→ **TASK MATERIAL**
• • • • • • •

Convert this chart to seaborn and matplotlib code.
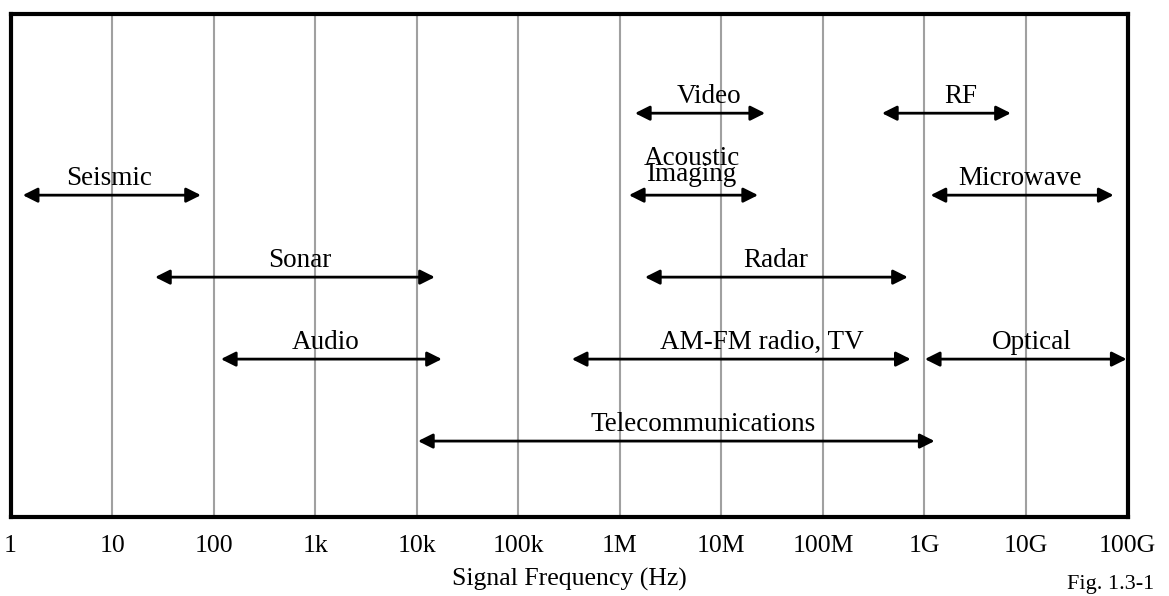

• • • • • • •

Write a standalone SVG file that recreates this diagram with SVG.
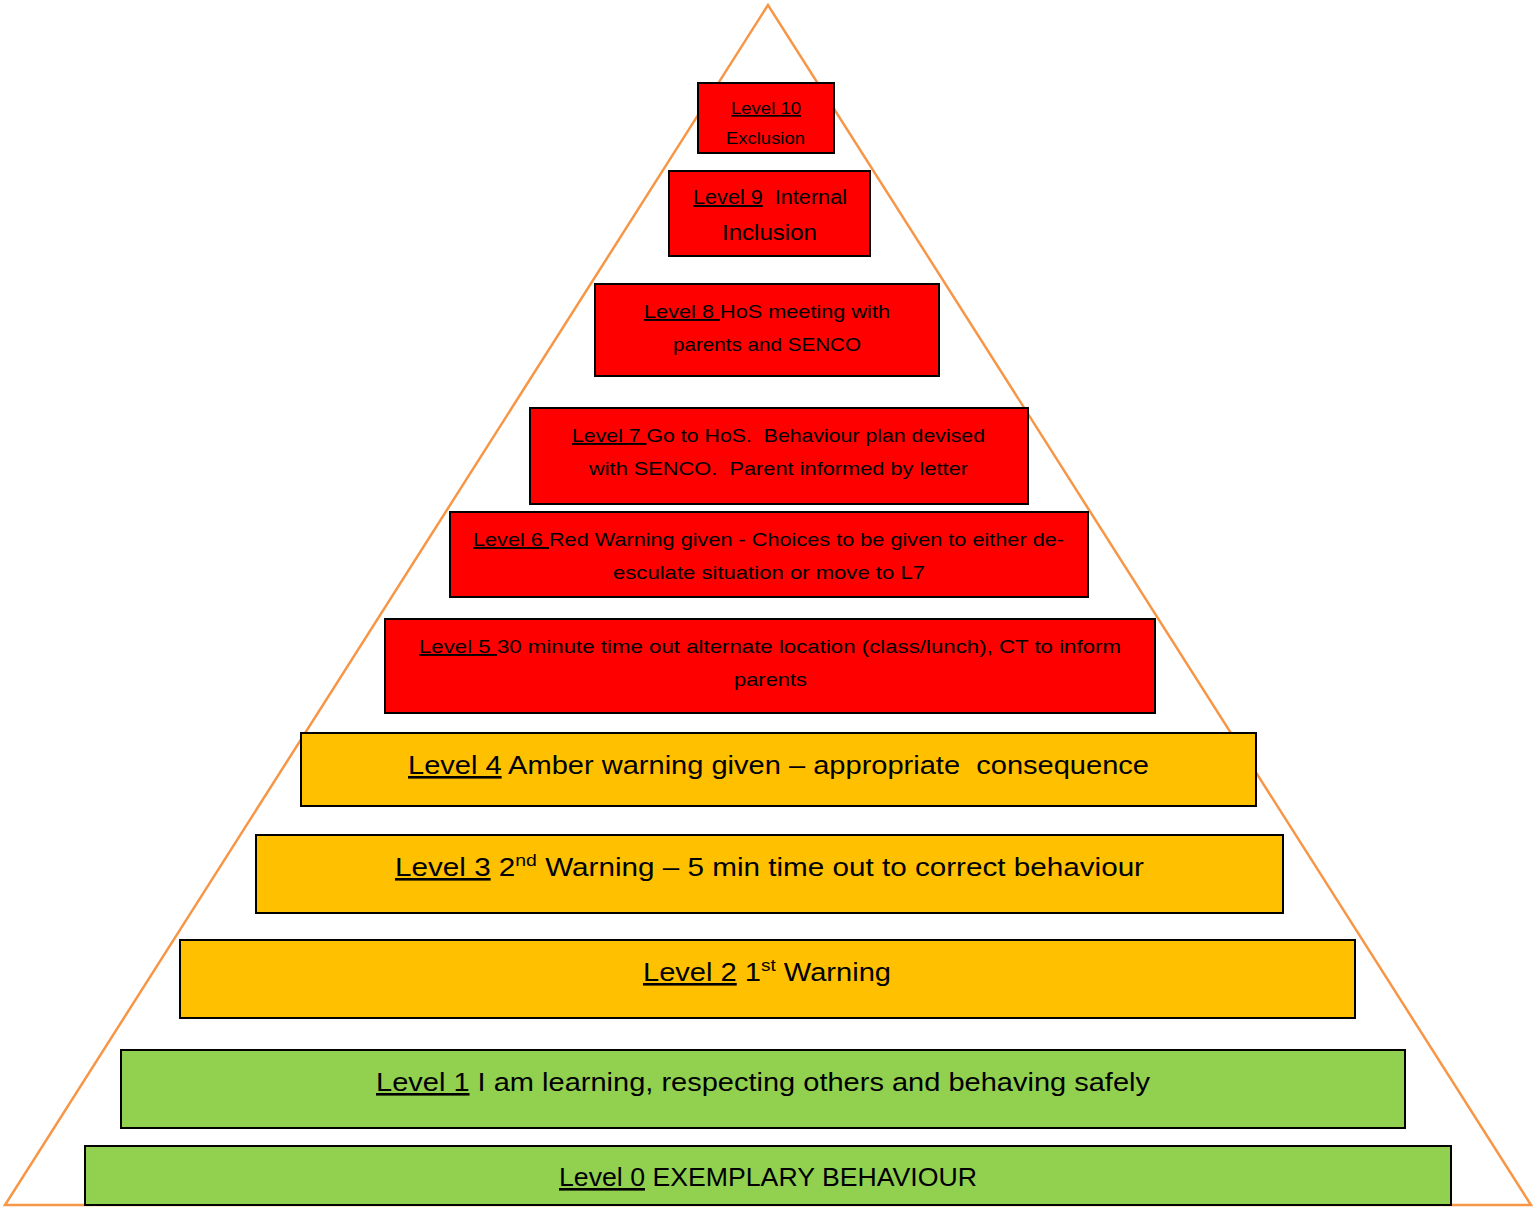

• • • • • • •

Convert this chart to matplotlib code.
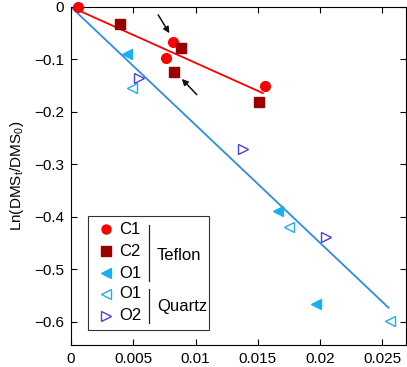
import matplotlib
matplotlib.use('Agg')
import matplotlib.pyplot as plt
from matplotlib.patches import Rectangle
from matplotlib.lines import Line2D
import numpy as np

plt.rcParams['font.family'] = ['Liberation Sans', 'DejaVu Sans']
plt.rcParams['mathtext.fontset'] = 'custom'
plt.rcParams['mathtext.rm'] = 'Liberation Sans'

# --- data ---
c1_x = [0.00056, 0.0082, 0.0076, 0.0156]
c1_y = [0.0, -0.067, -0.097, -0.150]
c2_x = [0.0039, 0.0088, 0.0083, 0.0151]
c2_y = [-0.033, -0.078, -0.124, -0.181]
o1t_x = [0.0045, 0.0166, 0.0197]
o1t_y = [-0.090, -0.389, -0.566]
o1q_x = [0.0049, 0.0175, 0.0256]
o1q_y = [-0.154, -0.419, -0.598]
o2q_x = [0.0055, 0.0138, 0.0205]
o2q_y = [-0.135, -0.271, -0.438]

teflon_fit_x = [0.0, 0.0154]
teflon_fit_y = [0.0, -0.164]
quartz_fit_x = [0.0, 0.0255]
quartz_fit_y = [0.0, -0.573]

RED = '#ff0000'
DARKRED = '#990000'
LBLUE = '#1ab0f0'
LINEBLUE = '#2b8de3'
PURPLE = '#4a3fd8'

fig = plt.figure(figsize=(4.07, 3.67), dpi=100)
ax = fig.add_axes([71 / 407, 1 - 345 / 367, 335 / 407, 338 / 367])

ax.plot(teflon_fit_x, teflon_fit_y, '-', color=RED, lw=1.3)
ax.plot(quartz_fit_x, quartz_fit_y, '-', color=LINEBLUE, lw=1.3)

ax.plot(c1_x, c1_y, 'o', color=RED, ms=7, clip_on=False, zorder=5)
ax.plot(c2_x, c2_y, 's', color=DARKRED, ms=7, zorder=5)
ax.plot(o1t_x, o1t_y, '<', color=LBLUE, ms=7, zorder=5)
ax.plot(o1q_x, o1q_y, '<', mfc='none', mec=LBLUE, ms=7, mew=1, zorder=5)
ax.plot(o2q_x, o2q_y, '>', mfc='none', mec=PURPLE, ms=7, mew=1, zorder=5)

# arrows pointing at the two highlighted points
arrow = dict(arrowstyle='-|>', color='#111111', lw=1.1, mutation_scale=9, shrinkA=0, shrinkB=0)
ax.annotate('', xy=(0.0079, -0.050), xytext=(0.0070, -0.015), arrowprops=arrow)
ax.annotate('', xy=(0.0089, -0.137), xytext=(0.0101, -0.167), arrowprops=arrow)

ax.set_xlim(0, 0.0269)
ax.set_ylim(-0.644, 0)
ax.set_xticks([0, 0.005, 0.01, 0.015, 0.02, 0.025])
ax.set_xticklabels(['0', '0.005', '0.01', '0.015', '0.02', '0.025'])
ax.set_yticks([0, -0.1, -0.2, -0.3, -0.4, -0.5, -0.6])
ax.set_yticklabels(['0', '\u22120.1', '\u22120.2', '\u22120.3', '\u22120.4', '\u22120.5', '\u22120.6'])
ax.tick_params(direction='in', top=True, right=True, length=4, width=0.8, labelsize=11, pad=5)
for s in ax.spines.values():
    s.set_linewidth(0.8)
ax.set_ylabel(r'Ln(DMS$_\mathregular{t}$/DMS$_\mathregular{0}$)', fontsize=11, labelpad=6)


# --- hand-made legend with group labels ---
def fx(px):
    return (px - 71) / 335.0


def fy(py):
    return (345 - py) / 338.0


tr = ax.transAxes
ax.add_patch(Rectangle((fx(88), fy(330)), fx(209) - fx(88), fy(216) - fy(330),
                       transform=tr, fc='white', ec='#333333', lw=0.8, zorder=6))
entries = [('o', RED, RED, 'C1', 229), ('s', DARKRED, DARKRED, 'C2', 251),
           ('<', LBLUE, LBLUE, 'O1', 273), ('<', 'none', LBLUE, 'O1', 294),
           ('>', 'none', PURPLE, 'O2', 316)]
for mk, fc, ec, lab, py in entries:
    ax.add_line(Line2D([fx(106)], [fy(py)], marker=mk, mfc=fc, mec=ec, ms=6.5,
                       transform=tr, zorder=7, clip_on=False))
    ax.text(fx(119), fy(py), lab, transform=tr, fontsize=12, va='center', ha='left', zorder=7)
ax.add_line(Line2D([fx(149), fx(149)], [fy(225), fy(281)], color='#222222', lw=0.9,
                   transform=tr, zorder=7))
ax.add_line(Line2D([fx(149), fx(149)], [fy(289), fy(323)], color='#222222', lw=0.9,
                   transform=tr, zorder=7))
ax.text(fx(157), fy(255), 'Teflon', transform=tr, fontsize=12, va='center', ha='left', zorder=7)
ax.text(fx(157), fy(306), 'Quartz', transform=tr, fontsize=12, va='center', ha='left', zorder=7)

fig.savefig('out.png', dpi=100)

• • • • • • •

→ **TASK DETAILS**
With the pictures removed from your copy, retype the lines above from the one that contains "Convert this chart to matplotlib code." through the one that contains "o2q_y = [-0.135, -0.271, -0.438]", exactly.

→ **REPLY TO THE TASK**
Convert this chart to matplotlib code.
import matplotlib
matplotlib.use('Agg')
import matplotlib.pyplot as plt
from matplotlib.patches import Rectangle
from matplotlib.lines import Line2D
import numpy as np

plt.rcParams['font.family'] = ['Liberation Sans', 'DejaVu Sans']
plt.rcParams['mathtext.fontset'] = 'custom'
plt.rcParams['mathtext.rm'] = 'Liberation Sans'

# --- data ---
c1_x = [0.00056, 0.0082, 0.0076, 0.0156]
c1_y = [0.0, -0.067, -0.097, -0.150]
c2_x = [0.0039, 0.0088, 0.0083, 0.0151]
c2_y = [-0.033, -0.078, -0.124, -0.181]
o1t_x = [0.0045, 0.0166, 0.0197]
o1t_y = [-0.090, -0.389, -0.566]
o1q_x = [0.0049, 0.0175, 0.0256]
o1q_y = [-0.154, -0.419, -0.598]
o2q_x = [0.0055, 0.0138, 0.0205]
o2q_y = [-0.135, -0.271, -0.438]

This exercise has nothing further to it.